Types of Nurse Specializations
-
Care or Work Setting Specializations
-
You can specialize by the type of care that you provide. Specializing as a home health care nurse entails attending to patients recovering from accidents, childbirth and surgery. If you specialize as a psychiatric nurse, you treat patients with mood and personality disorders. If you are an occupational health nurse, you treat patients for work-related illnesses and injuries, and you assist workers in identifying workplace hazards so that they can practice health and safety precautions. You can also specialize according to a particular work setting. For instance, you can specialize in ambulatory or critical care.
Body Organ Specializations
-
Nurses who specialize in the treatment of organs and tissues work in outpatient care settings or specialty physician settings. Thus, if you specialize according to a particular body organ you can provide services in the critical care units or in the hospital specialty units. For example, if you are a gastroenterology nurse, your work encompasses treating patients with intestinal and digestive disorders, while as a gynecology nurse, you often assist patients with reproductive system disorders. As an orthopedic nurse, you take care of people with skeletal and muscle problems.

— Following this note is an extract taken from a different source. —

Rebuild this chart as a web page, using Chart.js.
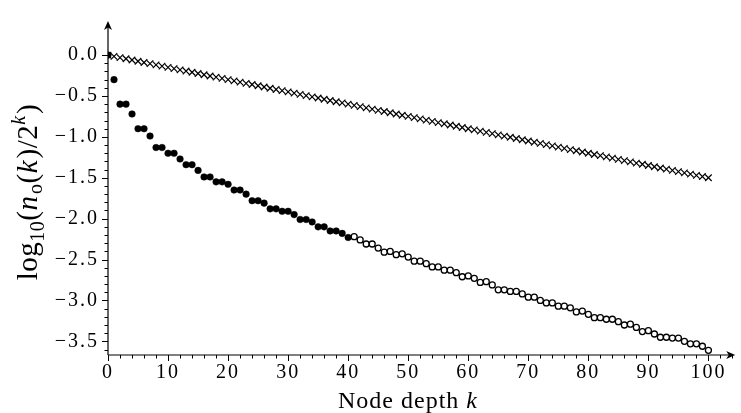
<!DOCTYPE html>
<html>
<head>
<meta charset="utf-8">
<script src="https://cdn.jsdelivr.net/npm/chart.js@4/dist/chart.umd.min.js"></script>
<style>
  html, body { margin: 0; padding: 0; background: #fff; }
  canvas { display: block; }
</style>
</head>
<body>
<canvas id="depth-chart" width="741" height="413"></canvas>
<script>
// Node depth k
const depths = [
    0, 1, 2, 3, 4, 5, 6, 7, 8, 9,
    10, 11, 12, 13, 14, 15, 16, 17, 18, 19,
    20, 21, 22, 23, 24, 25, 26, 27, 28, 29,
    30, 31, 32, 33, 34, 35, 36, 37, 38, 39,
    40, 41, 42, 43, 44, 45, 46, 47, 48, 49,
    50, 51, 52, 53, 54, 55, 56, 57, 58, 59,
    60, 61, 62, 63, 64, 65, 66, 67, 68, 69,
    70, 71, 72, 73, 74, 75, 76, 77, 78, 79,
    80, 81, 82, 83, 84, 85, 86, 87, 88, 89,
    90, 91, 92, 93, 94, 95, 96, 97, 98, 99,
    100
];

// upper series (crosses)
const crossValues = [
    0, -0.015, -0.03, -0.045, -0.06, -0.075, -0.09, -0.105, -0.12, -0.135,
    -0.15, -0.165, -0.18, -0.195, -0.21, -0.225, -0.24, -0.255, -0.27, -0.285,
    -0.3, -0.315, -0.33, -0.345, -0.36, -0.375, -0.39, -0.405, -0.42, -0.435,
    -0.45, -0.465, -0.48, -0.495, -0.51, -0.525, -0.54, -0.555, -0.57, -0.585,
    -0.6, -0.615, -0.63, -0.645, -0.66, -0.675, -0.69, -0.705, -0.72, -0.735,
    -0.75, -0.765, -0.78, -0.795, -0.81, -0.825, -0.84, -0.855, -0.87, -0.885,
    -0.9, -0.915, -0.93, -0.945, -0.96, -0.975, -0.99, -1.005, -1.02, -1.035,
    -1.05, -1.065, -1.08, -1.095, -1.11, -1.125, -1.14, -1.155, -1.17, -1.185,
    -1.2, -1.215, -1.23, -1.245, -1.26, -1.275, -1.29, -1.305, -1.32, -1.335,
    -1.35, -1.365, -1.38, -1.395, -1.41, -1.425, -1.44, -1.455, -1.47, -1.485,
    -1.5
];

// lower series (filled dots up to depth 40, open circles after)
const dotValues = [
    0, -0.30, -0.60, -0.60, -0.72, -0.90, -0.90, -0.99, -1.13, -1.13,
    -1.20, -1.20, -1.27, -1.34, -1.34, -1.41, -1.49, -1.49, -1.55, -1.55,
    -1.58, -1.65, -1.65, -1.70, -1.78, -1.78, -1.81, -1.88, -1.88, -1.91,
    -1.91, -1.95, -2.01, -2.01, -2.04, -2.10, -2.10, -2.15, -2.15, -2.18,
    -2.23, -2.22, -2.26, -2.31, -2.31, -2.36, -2.41, -2.40, -2.44, -2.43,
    -2.47, -2.52, -2.52, -2.55, -2.59, -2.59, -2.63, -2.63, -2.66, -2.71,
    -2.70, -2.73, -2.78, -2.77, -2.81, -2.87, -2.87, -2.89, -2.89, -2.92,
    -2.96, -2.96, -3.00, -3.03, -3.03, -3.07, -3.07, -3.09, -3.14, -3.13,
    -3.17, -3.21, -3.21, -3.23, -3.23, -3.26, -3.30, -3.29, -3.33, -3.38,
    -3.37, -3.41, -3.45, -3.45, -3.46, -3.46, -3.50, -3.53, -3.53, -3.56,
    -3.61
];
const lastFilledDepth = 40;

const xTickValues = [0, 10, 20, 30, 40, 50, 60, 70, 80, 90, 100];
const yTickValues = [0, -0.5, -1, -1.5, -2, -2.5, -3, -3.5];
const yTickLabels = ['0.0', '\u22120.5', '\u22121.0', '\u22121.5', '\u22122.0', '\u22122.5', '\u22123.0', '\u22123.5'];

const serif = "'Liberation Serif', 'Times New Roman', serif";

const crossPoints = depths.map((k, i) => ({ x: k, y: crossValues[i] }));
const filledPoints = depths.filter(k => k <= lastFilledDepth).map(k => ({ x: k, y: dotValues[k] }));
const openPoints = depths.filter(k => k > lastFilledDepth).map(k => ({ x: k, y: dotValues[k] }));

function drawArrow(ctx, x, y, dir) {
    // stealth-like arrow head, tip at (x, y)
    ctx.save();
    ctx.translate(x, y);
    if (dir === 'up') ctx.rotate(-Math.PI / 2);
    ctx.beginPath();
    ctx.moveTo(0, 0);
    ctx.lineTo(-9, -4);
    ctx.lineTo(-6.5, 0);
    ctx.lineTo(-9, 4);
    ctx.closePath();
    ctx.fill();
    ctx.restore();
}

const axesPlugin = {
    id: 'axes',
    beforeDraw(chart) {
        // wider spacing for the tick labels, like the original typesetting
        chart.ctx.letterSpacing = '2px';
    },
    beforeDatasetsDraw(chart) {
        const { ctx, chartArea: a, scales: { x, y } } = chart;
        ctx.save();
        ctx.strokeStyle = '#000';
        ctx.fillStyle = '#000';
        ctx.lineWidth = 1.2;

        ctx.beginPath();
        ctx.moveTo(a.left, a.bottom);
        ctx.lineTo(a.right - 5, a.bottom);
        ctx.moveTo(a.left, a.bottom);
        ctx.lineTo(a.left, a.top + 5);
        ctx.stroke();

        // y ticks: every 0.1, long ones on labelled values
        ctx.lineWidth = 1;
        ctx.beginPath();
        for (let t = 0; t <= 36; t++) {
            const v = -t / 10;
            const py = Math.round(y.getPixelForValue(v)) + 0.5;
            const len = t % 5 === 0 ? 6 : 3.5;
            ctx.moveTo(a.left - len, py);
            ctx.lineTo(a.left, py);
        }
        // x ticks: every 2, long ones every 10
        for (let k = 0; k <= 104; k += 2) {
            const px = Math.round(x.getPixelForValue(k)) + 0.5;
            const len = k % 10 === 0 ? 6 : 3.5;
            ctx.moveTo(px, a.bottom);
            ctx.lineTo(px, a.bottom + len);
        }
        ctx.stroke();

        drawArrow(ctx, a.right, a.bottom, 'right');
        drawArrow(ctx, a.left, a.top, 'up');
        ctx.restore();
    },
    afterDraw(chart) {
        const { ctx } = chart;
        ctx.save();
        ctx.fillStyle = '#000';
        ctx.textBaseline = 'alphabetic';

        // x axis title
        ctx.letterSpacing = '1px';
        ctx.font = `24px ${serif}`;
        const part1 = 'Node depth ';
        const w1 = ctx.measureText(part1).width;
        ctx.textAlign = 'left';
        ctx.fillText(part1, 338, 408);
        ctx.font = `italic 24px ${serif}`;
        ctx.fillText('k', 338 + w1, 408);

        // y axis title, rotated
        ctx.letterSpacing = '0.5px';
        const big = 29, small = 20;
        const segs = [
            { t: 'log', s: big, dy: 0 },
            { t: '10', s: small, dy: 7 },
            { t: '(', s: big, dy: 0 },
            { t: 'n', s: big, dy: 0, it: true },
            { t: 'o', s: small, dy: 5 },
            { t: '(', s: big, dy: 0 },
            { t: 'k', s: big, dy: 0, it: true },
            { t: ')/2', s: big, dy: 0 },
            { t: 'k', s: small, dy: -12, it: true },
            { t: ')', s: big, dy: 0 }
        ];
        let total = 0;
        segs.forEach(sg => {
            ctx.font = `${sg.it ? 'italic ' : ''}${sg.s}px ${serif}`;
            sg.w = ctx.measureText(sg.t).width + (sg.it ? 1.5 : 0);
            total += sg.w;
        });
        ctx.translate(37, 192);
        ctx.rotate(-Math.PI / 2);
        let cx = -total / 2;
        segs.forEach(sg => {
            ctx.font = `${sg.it ? 'italic ' : ''}${sg.s}px ${serif}`;
            ctx.fillText(sg.t, cx, sg.dy);
            cx += sg.w;
        });
        ctx.restore();
        ctx.letterSpacing = '0px';
    }
};

new Chart(document.getElementById('depth-chart'), {
    type: 'scatter',
    data: {
        datasets: [
            {
                label: 'crosses',
                data: crossPoints,
                pointStyle: 'crossRot',
                pointRadius: 4.6,
                borderColor: '#000',
                backgroundColor: '#000',
                borderWidth: 1.2
            },
            {
                label: 'filled',
                data: filledPoints,
                pointStyle: 'circle',
                pointRadius: 3.3,
                borderColor: '#000',
                backgroundColor: '#000',
                borderWidth: 0.5
            },
            {
                label: 'open',
                data: openPoints,
                pointStyle: 'circle',
                pointRadius: 3,
                borderColor: '#000',
                backgroundColor: '#fff',
                borderWidth: 1.3
            }
        ]
    },
    options: {
        responsive: false,
        animation: false,
        events: [],
        layout: { padding: { top: 12, right: 1, left: 0, bottom: 0 } },
        plugins: {
            legend: { display: false },
            tooltip: { enabled: false }
        },
        scales: {
            x: {
                type: 'linear',
                min: 0,
                max: 104.46,
                grid: { display: false, drawTicks: false },
                border: { display: false },
                afterBuildTicks: scale => { scale.ticks = xTickValues.map(v => ({ value: v })); },
                afterFit: scale => { scale.height = 58; },
                ticks: {
                    color: '#000',
                    font: { family: serif, size: 20 },
                    padding: 6,
                    maxRotation: 0,
                    autoSkip: false,
                    callback: v => String(v)
                }
            },
            y: {
                type: 'linear',
                min: -3.667,
                max: 0.417,
                grid: { display: false, drawTicks: false },
                border: { display: false },
                afterBuildTicks: scale => { scale.ticks = yTickValues.map(v => ({ value: v })); },
                afterFit: scale => { scale.width = 108; },
                ticks: {
                    color: '#000',
                    font: { family: serif, size: 20 },
                    padding: 9,
                    autoSkip: false,
                    callback: v => yTickLabels[yTickValues.indexOf(v)]
                }
            }
        }
    },
    plugins: [axesPlugin]
});
</script>
</body>
</html>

A urology nurse takes care of people with urinary tract, kidney and male reproductive organ disorders.
Preventive and Acute Care to a Specific Age Group
-
Nurses can specialize by giving preventive and acute care in a health care facility to people of different ages. Those who specialize in treating children, adolescents and infants are pediatric nurses; those who focus on elder health care are geriatric nurses; and nurses for the treatment and care of newborns are neonatal nurses.
Disease and Condition Specializations
-
Some nursing specializations require you to concentrate on the treatment and management of a specific ailment, condition or disease. This means that if you are a diabetic management nurse, your work is to assist diabetic patients in managing their condition. Work as a diabetic management nurse involves educating patients on proper diet and injecting insulin. If you are a HIV/AIDS nurse you learn to diagnose and take care of people living with HIV and AIDS.